Power and Gender in the Lyrics
Looked at from a later vantage point, the framing raises obvious questions about how women were characterized in popular culture of the Eisenhower era. Female difficulty, from a male songwriter's perspective, often reduced to a woman who simply had opinions and acted on them. What gets called "hard-headed" in the lyric is essentially a refusal to be passive. The song doesn't intend any deeper reading on that score; its irony is cheerful rather than critical. But the fact that the narrator finds this woman magnetic despite (or because of) her resistance gives the whole thing a slight subversive undercurrent that wouldn't have been lost on teenage listeners in 1958.

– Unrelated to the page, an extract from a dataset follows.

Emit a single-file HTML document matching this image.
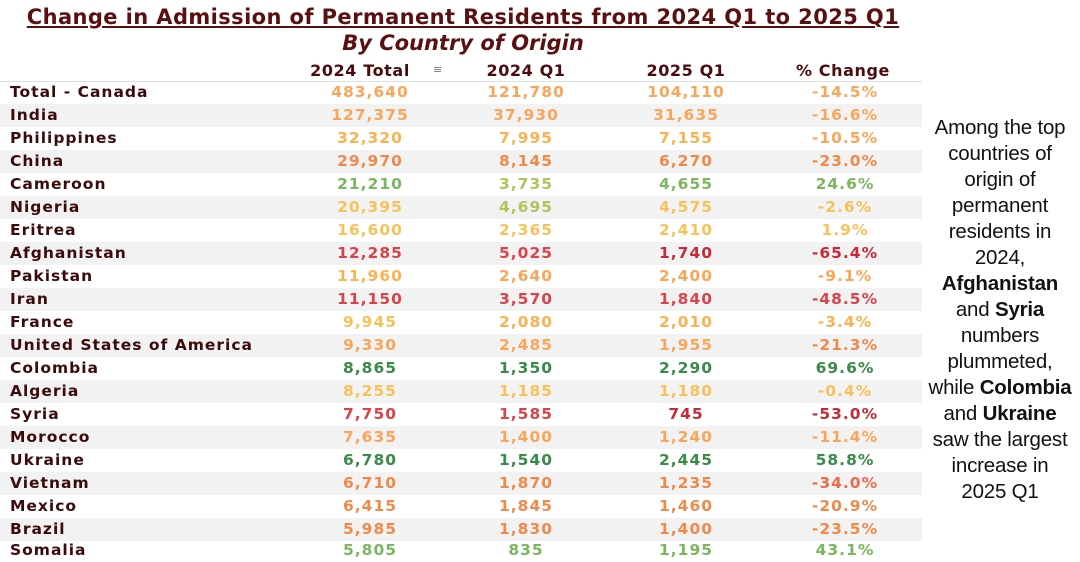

Biblical Allusions and Pop Mythology
One of the lyric's unusual features is its reach toward scripture and history. The narrator positions his romantic struggles within a long tradition of man-meets-difficult-woman by referencing figures whose associations with calamity were widely understood in the culture of the time. Whether or not listeners caught every specific reference, the rhetorical effect was clear: this is a universal predicament, and the singer is joining a brotherhood of beleaguered but ultimately fascinated men stretching back through history. It's a neat trick, dressing up a simple pop complaint in the language of legend.
Why It Resonated
In 1958, American popular culture was negotiating contradictions at high speed. Domesticity and conformity were official virtues, but rock and roll was explicitly about the opposite: disruption, physical excitement, the pleasure of what can't quite be controlled. Hard Headed Woman sat squarely in that tension. The singer praises a woman for being exactly what the culture said women shouldn't be, and he does it over a rhythm track that refuses to sit still. Teenagers in 1958 understood the joke perfectly. The song's appeal was in the gap between what it complained about and what it clearly celebrated.
Delivery as Meaning
With Elvis in particular, interpretation always has to account for the voice itself as a meaning-making instrument. The way he throws himself at the syllables of the title phrase turns mild exasperation into something that sounds like admiration. That gap between the words and the performance is where the song really lives. He's singing about trouble, and he sounds like he's never been happier.